What they mean when they speak of "one world" is some fantasy whereby victims are discounted from the membership except as a fuel source for its existence.  What they mean, in effect, is a world for the sake of predators at the expense of prey.  After all, this is what their wonderful world with all of its precious ecosystems is all about:  predators feeding on prey.  If this is world they so love, isn't this because in their hearts they wish to identify with the predator and not the prey?  Granted these people are typically bottom of the barrel of weakness and incompetence, hardly qualities expected of predatorial greatness. Still, they seem to be at least indoctrinated in the mindset which most suits the predator, for he no doubt views the world as "one", a world where only his experience of being on top qualifies as descriptive of the world's rightness and unity.  His symbol for unity would be something like his beak or talons firmly inserted into the flesh of his prey.  Surely the prey could not understand any other meaning to such a notion, but certainly has a very different evaluation of its desirability.

The difference in evaluation is obvious, but the difference in understanding is a bit odd.  Just how do we understand this doctrine of the rightness of the world as a whole in the minds of these who seem to speak of its one-ness in mystical tones?  There must be at least a subtext which clarifies for the unfortunates in this world why they are insolently reminded of the sanctity of a world which binds them together with there perpetual misfortune.

Predator, Prey, and Lemming

In the natural world prey seem not to be bothered by notions of being or becoming one with their hunters.  They waste no time talking themselves into living in a harmonious relationship with that which would kill and eat them.  They are possessed of sensibility.  In the human world there seems to be a real break with natural reality.

Humans possess the ability to speak about their own defilement, abuse, enslavement and destruction as if they were in love with these ideas.  They tend not to like the concrete results when they actually take effect, but often they are not burdened by a mind keen on relating such effects to their causes in the first place.  They are possessed of a mind which is not like a predator, but not entirely like a prey either.  We will call them something else, a lemming.

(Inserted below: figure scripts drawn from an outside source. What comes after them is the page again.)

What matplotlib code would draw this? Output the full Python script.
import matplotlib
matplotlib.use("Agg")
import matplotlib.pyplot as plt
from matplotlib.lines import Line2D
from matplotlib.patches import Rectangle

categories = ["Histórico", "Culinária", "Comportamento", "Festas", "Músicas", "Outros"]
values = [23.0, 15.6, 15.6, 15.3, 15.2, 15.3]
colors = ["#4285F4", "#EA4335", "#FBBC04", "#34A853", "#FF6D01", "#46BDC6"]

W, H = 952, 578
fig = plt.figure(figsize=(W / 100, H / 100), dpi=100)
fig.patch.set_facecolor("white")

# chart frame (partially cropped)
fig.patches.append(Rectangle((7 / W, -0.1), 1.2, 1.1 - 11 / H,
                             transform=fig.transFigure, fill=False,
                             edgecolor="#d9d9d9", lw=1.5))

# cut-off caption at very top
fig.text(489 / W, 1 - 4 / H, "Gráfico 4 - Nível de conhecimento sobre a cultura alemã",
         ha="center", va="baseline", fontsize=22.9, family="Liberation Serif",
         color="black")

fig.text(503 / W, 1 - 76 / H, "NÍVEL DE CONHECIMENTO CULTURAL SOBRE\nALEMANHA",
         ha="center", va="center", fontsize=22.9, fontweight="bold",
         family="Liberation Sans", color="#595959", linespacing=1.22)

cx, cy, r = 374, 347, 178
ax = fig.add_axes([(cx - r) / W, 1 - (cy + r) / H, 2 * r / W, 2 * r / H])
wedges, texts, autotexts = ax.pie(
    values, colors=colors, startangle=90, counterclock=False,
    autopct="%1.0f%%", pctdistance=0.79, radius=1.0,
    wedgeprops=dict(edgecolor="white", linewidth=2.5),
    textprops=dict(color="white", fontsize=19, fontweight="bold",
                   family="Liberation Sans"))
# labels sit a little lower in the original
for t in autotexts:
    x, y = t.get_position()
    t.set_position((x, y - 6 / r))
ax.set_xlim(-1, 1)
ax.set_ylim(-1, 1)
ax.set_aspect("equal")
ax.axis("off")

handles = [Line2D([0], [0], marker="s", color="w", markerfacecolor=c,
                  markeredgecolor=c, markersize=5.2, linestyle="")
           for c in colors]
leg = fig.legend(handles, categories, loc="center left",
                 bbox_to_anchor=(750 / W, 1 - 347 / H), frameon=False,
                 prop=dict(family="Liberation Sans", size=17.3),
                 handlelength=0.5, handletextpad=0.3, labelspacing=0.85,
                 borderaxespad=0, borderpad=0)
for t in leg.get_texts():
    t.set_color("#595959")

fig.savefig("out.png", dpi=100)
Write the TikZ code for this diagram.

A lemming, for the purposes of this discussion, is the human prototype (apparently). It exists in thriving abundance throughout the world, in every nation, every clime, every society. A lemming is a docile, labile, plastic, highly programmable sort of mind which can inhabit any sort of body perhaps, but for now we restrict ourselves to its human manifestation.

Lemmings go through their lives doing whatever they are told.  Of course within that framework they have a great deal of leeway about many trivial things, but basically they will obey those who program them.  They needn't know who programmed them, nor for what purpose.  In fact, they don't know that they are programmed at all.  They are for all intents and purposes organic robots.  Values exist for them only in a scalar mode if these extend beyond the parameters of the concrete effects upon their bodies as programmed.  They may oppose other lemmings, but this is easier than opposing their own programming by far, so there is really no net resistance to the systems of the world in which they are harnessed.

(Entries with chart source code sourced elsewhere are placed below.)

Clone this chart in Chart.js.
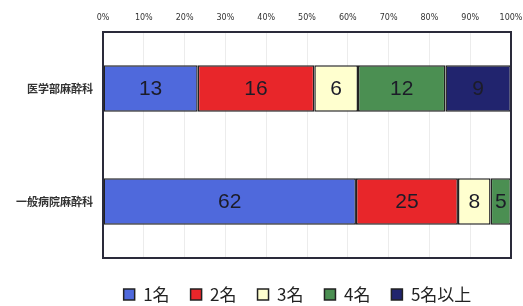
<!DOCTYPE html>
<html>
<head>
<meta charset="utf-8">
<script src="https://cdn.jsdelivr.net/npm/chart.js@4"></script>
<style>
  html, body { margin: 0; padding: 0; background: #fff; }
  #wrap { width: 523px; height: 306px; }
</style>
</head>
<body>
<div id="wrap"><canvas id="myChart" width="523" height="306"></canvas></div>
<script>
const categories = ['医学部麻酔科', '一般病院麻酔科'];
const seriesNames = ['1名', '2名', '3名', '4名', '5名以上'];
// counts per category, one array per series
const count1 = [13, 62];
const count2 = [16, 25];
const count3 = [6, 8];
const count4 = [12, 5];
const count5 = [9, 0];
const tickLabels = ['0%', '10%', '20%', '30%', '40%', '50%', '60%', '70%', '80%', '90%', '100%'];

const colors = ['#4f69dc', '#e8262a', '#ffffcf', '#4b8f52', '#21246e'];
const allCounts = [count1, count2, count3, count4, count5];

const totals = categories.map((c, i) => allCounts.reduce((s, arr) => s + arr[i], 0));

const data = {
    labels: categories,
    datasets: allCounts.map((arr, k) => ({
        label: seriesNames[k],
        counts: arr,
        data: arr.map((v, i) => v / totals[i] * 100),
        backgroundColor: colors[k],
        borderColor: '#222',
        borderWidth: 1.5,
        borderSkipped: false,
        categoryPercentage: 1,
        barPercentage: 0.41
    }))
};

// labels inside the bars (the counts)
const barLabels = {
    id: 'barLabels',
    afterDatasetsDraw(chart) {
        const ctx = chart.ctx;
        ctx.save();
        ctx.font = '21px "Liberation Sans", Arial, sans-serif';
        ctx.textAlign = 'center';
        ctx.textBaseline = 'middle';
        ctx.fillStyle = '#1c1c28';
        chart.data.datasets.forEach((ds, k) => {
            chart.getDatasetMeta(k).data.forEach((bar, i) => {
                const v = ds.counts[i];
                if (!v) return;
                const left = Math.min(bar.x, bar.base);
                const w = Math.abs(bar.x - bar.base);
                let cx = left + w / 2;
                const tw = ctx.measureText(String(v)).width;
                if (tw > w - 4) cx = left + tw / 2 + 2;
                ctx.fillText(String(v), cx, bar.y + 1);
            });
        });
        ctx.restore();
    }
};

// dark frame round the plot
const frame = {
    id: 'frame',
    afterDraw(chart) {
        const a = chart.chartArea;
        const ctx = chart.ctx;
        ctx.save();
        ctx.strokeStyle = '#2a2a3a';
        ctx.lineWidth = 2;
        ctx.strokeRect(a.left, a.top, a.right - a.left, a.bottom - a.top);
        ctx.restore();
    }
};

// move the legend a bit right and down, like the original
const legendShift = {
    id: 'legendShift',
    afterLayout(chart) {
        const lg = chart.legend;
        lg.left += 42; lg.right += 42;
        lg.top += 7; lg.bottom += 7;
    }
};

const config = {
    type: 'bar',
    data: data,
    options: {
        indexAxis: 'y',
        responsive: false,
        animation: false,
        layout: { padding: { left: 0, right: 12, top: 0, bottom: 0 } },
        scales: {
            x: {
                position: 'top',
                stacked: true,
                min: 0,
                max: 100,
                ticks: {
                    stepSize: 10,
                    padding: 9,
                    color: '#333',
                    font: { size: 8, family: '"DejaVu Sans", sans-serif' },
                    callback: (v, i) => tickLabels[i]
                },
                grid: { color: '#ececec', drawTicks: false },
                border: { display: false },
                afterFit(scale) {
                    scale.height = 32;
                    scale.paddingLeft = 0;
                    scale.paddingRight = 0;
                }
            },
            y: {
                stacked: true,
                ticks: {
                    color: '#333',
                    padding: 10,
                    font: { size: 11, weight: 'bold', family: '"Noto Sans CJK JP", sans-serif' }
                },
                grid: { display: false, drawTicks: false },
                border: { display: false },
                afterFit(scale) { scale.width = 103; }
            }
        },
        plugins: {
            legend: {
                position: 'bottom',
                labels: {
                    boxWidth: 11,
                    boxHeight: 11,
                    padding: 21,
                    color: '#222',
                    font: { size: 17, family: '"Noto Sans CJK JP", sans-serif' }
                }
            },
            tooltip: { enabled: false }
        }
    },
    plugins: [barLabels, frame, legendShift]
};

window.onload = function() {
    const ctx = document.getElementById('myChart').getContext('2d');
    new Chart(ctx, config);
};
</script>
</body>
</html>
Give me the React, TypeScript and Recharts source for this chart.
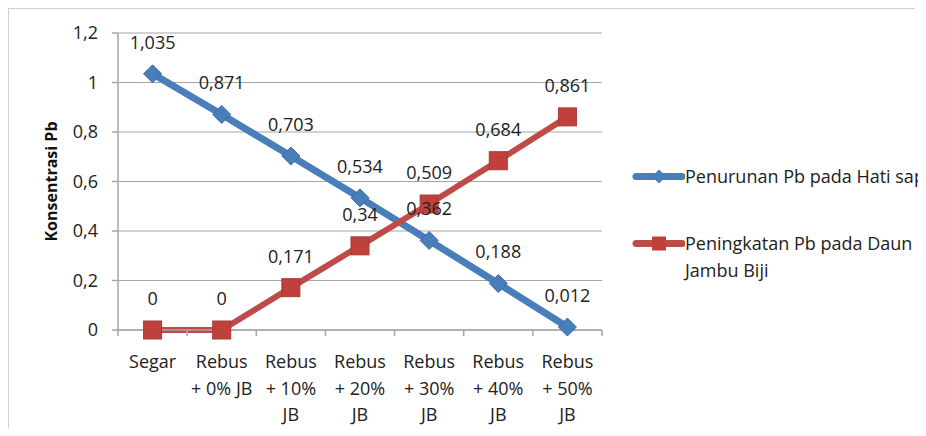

Lemmings are rather massive in number, albeit mediocre in quality.  They are adept at enabling just enough of their kind to aspire to a certain higher altitude of qualities as dictated by their programming, but no more.  So, if it is permitted, they will allow a man to think up some advanced technology to keep them more comfortable.  But if they are not programmed to do so then they will not, even if by doing so they would permit themselves to be entirely free of any need to work for others, or be told what to do by others, and could live life precisely the way they wanted to.  So for example they are fine with alternating current, but they don't want to quibble about the inherently unhealthy frequency specifically chosen for such currents of electricity as it streams through their houses and appliances, or beams at them through their lighting or computer screens.  They may like electrical technology in principle, but lets not bother them about improving 1000 or more times beyond its present modes of harnessing and distribution.  And if the same man, Nikola Tesla, were to be on the one hand responsible for what they are programmed to accept and also responsible for what they are programmed not to accept (the default unless programmed othewise), then they will be happy to take what is allowed and refuse the rest, forgetting to reward the man, or if necessary happy to punish him.  This is if they are ever bothered to acknowledge him in the first place, or even to be aware of his existence.

Lemmings can be programmed in many ways.  They can be quite vicious when it is desired by their masters, and they will even be programmable as to targets with or without reasons, valid or invalid.  They prefer to operate in groups against weaker specimens in smaller numbers, if they are bothered to do the dirty work of destroying others at all.  If the proper programming is put into them, and they are supplied with the right equipment, then they may be happy raging against any odds.  It may be required that some electromagnetic stimulation to the posterior amygdala be provided in a context rich in delusions of righteousness plus perhaps some euphoric ideas of invulnerability (in other words, no real courage needed or possible), but the right specimens in the large pool of lemmings do exist.

Lemmings are just that, and as to essence the word "lemming" and "human" are interchangeable.








2 comments:

pointpremiss said...

This is your, in my opinion, greatest work to date. You should consider taking your work back to this, it was profoundly insightful. Furthermore, writing it out into a book for print (never publication any more), it would be a great miss to lose this content, and expounding it will do great service.

Wen Ao Long said...

I have to seriously consider such ideas. Thank you.